*Data lines*:

* * *

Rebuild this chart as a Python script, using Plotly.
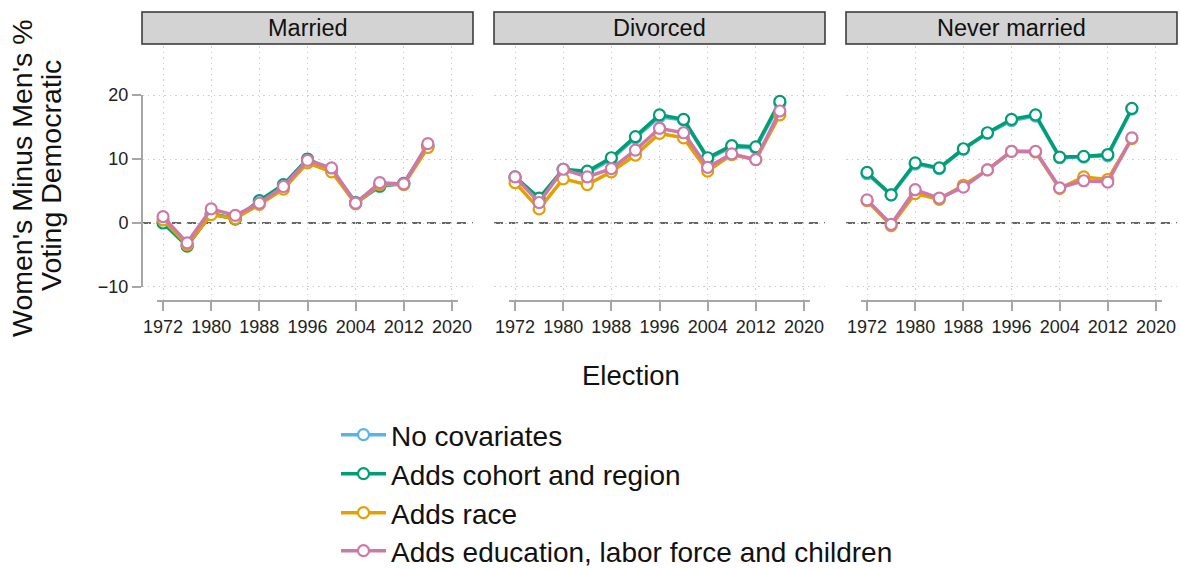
import plotly.graph_objects as go

# Election years
years = [1972, 1976, 1980, 1984, 1988, 1992, 1996, 2000, 2004, 2008, 2012, 2016]

# Gender gap (women minus men, % voting Democratic) by marital status and model
married_none = [0.2, -3.5, 1.4, 0.7, 3.4, 5.9, 9.9, 8.4, 3.1, 5.7, 6.2, 12.0]
married_cohort = [0.0, -3.6, 1.5, 0.6, 3.5, 6.0, 10.0, 8.3, 3.2, 5.8, 6.2, 12.0]
married_race = [0.5, -3.4, 1.3, 0.7, 2.9, 5.3, 9.4, 8.0, 3.0, 6.0, 6.0, 11.8]
married_educ = [1.0, -3.1, 2.2, 1.2, 3.1, 5.7, 9.8, 8.6, 3.1, 6.3, 6.1, 12.4]

divorced_none = [7.0, 3.6, 8.3, 7.8, 10.0, 13.3, 16.6, 16.1, 10.0, 11.9, 11.7, 18.7]
divorced_cohort = [7.2, 3.9, 8.4, 8.1, 10.2, 13.5, 16.9, 16.2, 10.2, 12.1, 11.9, 19.0]
divorced_race = [6.3, 2.2, 6.9, 6.0, 8.0, 10.6, 14.0, 13.3, 8.1, 10.7, 9.9, 16.9]
divorced_educ = [7.2, 3.2, 8.4, 7.2, 8.5, 11.4, 14.8, 14.1, 8.7, 10.8, 9.9, 17.5]

never_none = [7.7, 4.4, 9.2, 8.5, 11.5, 14.0, 16.0, 16.7, 10.2, 10.3, 10.5, 17.8]
never_cohort = [7.9, 4.4, 9.4, 8.6, 11.6, 14.1, 16.2, 16.9, 10.3, 10.4, 10.7, 17.9]
never_race = [3.5, -0.4, 4.6, 3.7, 5.9, 8.3, 11.2, 11.1, 5.4, 7.2, 6.8, 13.2]
never_educ = [3.6, -0.2, 5.2, 3.9, 5.6, 8.3, 11.2, 11.2, 5.5, 6.6, 6.4, 13.3]

panels = ["Married", "Divorced", "Never married"]
series_names = [
    "No covariates",
    "Adds cohort and region",
    "Adds race",
    "Adds education, labor force and children",
]
series_colors = ["#56B4E9", "#009E73", "#E69F00", "#CC79A7"]
panel_data = [
    [married_none, married_cohort, married_race, married_educ],
    [divorced_none, divorced_cohort, divorced_race, divorced_educ],
    [never_none, never_cohort, never_race, never_educ],
]

x_ticks = [1972, 1980, 1988, 1996, 2004, 2012, 2020]
y_ticks = [-10, 0, 10, 20]

FONT = "Liberation Sans, Arial, sans-serif"
W, H = 1180, 569
M_L, M_R, M_T, M_B = 142, 3, 46, 268
PW = W - M_L - M_R
PH = H - M_T - M_B

def px_x(p):
    return (p - M_L) / PW

def px_y(p):
    return (H - M_B - p) / PH

panel_px = [(142, 473), (494, 825), (846, 1177)]
legend_rows = [435, 474, 513, 551]

fig = go.Figure()

for i, (name, data) in enumerate(zip(panels, panel_data)):
    ax = "" if i == 0 else str(i + 1)
    for j, (sname, vals, col) in enumerate(zip(series_names, data, series_colors)):
        fig.add_trace(go.Scatter(
            x=years, y=vals, name=sname,
            mode="lines+markers",
            xaxis="x" + ax, yaxis="y" + ax,
            line=dict(color=col, width=3.5),
            marker=dict(size=11, color="white", line=dict(color=col, width=2.2)),
            showlegend=(i == 0),
            legend="legend" if j == 0 else "legend%d" % (j + 1),
        ))

axis_grid = dict(showgrid=True, gridcolor="#cfcfcf", griddash="1.5px,4px", gridwidth=1.2)
layout = dict(
    width=W, height=H,
    margin=dict(l=M_L, r=M_R, t=M_T, b=M_B, autoexpand=False),
    plot_bgcolor="white", paper_bgcolor="white",
    font=dict(family=FONT, color="#111"),
    shapes=[], annotations=[],
)

for i, (x0, x1) in enumerate(panel_px):
    sx = "" if i == 0 else str(i + 1)
    layout["xaxis" + sx] = dict(
        domain=[px_x(x0), px_x(x1)], range=[1968.5, 2023.5],
        tickvals=x_ticks, ticks="outside", ticklen=9, tickwidth=2,
        tickcolor="#a6a6a6", showline=False, zeroline=False,
        tickfont=dict(size=18, color="#222"), anchor="y" + sx,
        **axis_grid,
    )
    layout["yaxis" + sx] = dict(
        domain=[0, 1], range=[-12.19, 27.66], tickvals=y_ticks,
        ticks="outside" if i == 0 else "", ticklen=9, tickwidth=2,
        tickcolor="#a6a6a6", showticklabels=(i == 0), showline=False,
        zeroline=False, tickfont=dict(size=18, color="#222"),
        anchor="x" + sx, **axis_grid,
    )
    xr = "x" + sx
    yr = "y" + sx
    # dashed reference line at zero
    layout["shapes"].append(dict(
        type="line", xref=xr + " domain", yref=yr, x0=0, x1=1, y0=0, y1=0,
        line=dict(color="#666", width=1.8, dash="9px,6px"), layer="below"))
    # x axis line
    layout["shapes"].append(dict(
        type="line", xref=xr, yref=yr + " domain", x0=1971, x1=2021, y0=0, y1=0,
        line=dict(color="#a6a6a6", width=2)))
    # strip header
    layout["shapes"].append(dict(
        type="rect", xref="paper", yref="paper",
        x0=px_x(x0), x1=px_x(x1), y0=px_y(44), y1=px_y(12),
        fillcolor="#d3d3d3", line=dict(color="#333", width=1.5)))
    layout["annotations"].append(dict(
        text=panels[i], xref="paper", yref="paper",
        x=px_x((x0 + x1) / 2), y=px_y(28), showarrow=False,
        font=dict(size=23.5, color="#111"), xanchor="center", yanchor="middle"))

# y axis line on the first panel
layout["shapes"].append(dict(
    type="line", xref="x domain", yref="y", x0=0, x1=0, y0=-10, y1=20,
    line=dict(color="#a6a6a6", width=2)))

# axis titles
layout["annotations"].append(dict(
    text="Women's Minus Men's %", xref="paper", yref="paper",
    x=px_x(22), y=px_y(178), textangle=-90, showarrow=False,
    font=dict(size=28.5, color="#111"), xanchor="center", yanchor="middle"))
layout["annotations"].append(dict(
    text="Voting Democratic", xref="paper", yref="paper",
    x=px_x(51), y=px_y(176), textangle=-90, showarrow=False,
    font=dict(size=28.5, color="#111"), xanchor="center", yanchor="middle"))
layout["annotations"].append(dict(
    text="Election", xref="paper", yref="paper",
    x=px_x(631), y=px_y(375), showarrow=False,
    font=dict(size=27.5, color="#111"), xanchor="center", yanchor="middle"))

# one legend box per series so row spacing can be set exactly
for j, row in enumerate(legend_rows):
    key = "legend" if j == 0 else "legend%d" % (j + 1)
    layout[key] = dict(
        x=px_x(336), y=px_y(row), xanchor="left", yanchor="middle",
        font=dict(size=28, color="#111"), bgcolor="rgba(0,0,0,0)",
        borderwidth=0, itemwidth=45,
    )

fig.update_layout(**layout)
fig.write_html("out.html")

* * *

*Direction*: Return only the lines from the start of the data through the line that contains "2008, 2012, 2016]", please, copying them exactly and omitting all pictures.

*Written answer*:
Rebuild this chart as a Python script, using Plotly.
import plotly.graph_objects as go

# Election years
years = [1972, 1976, 1980, 1984, 1988, 1992, 1996, 2000, 2004, 2008, 2012, 2016]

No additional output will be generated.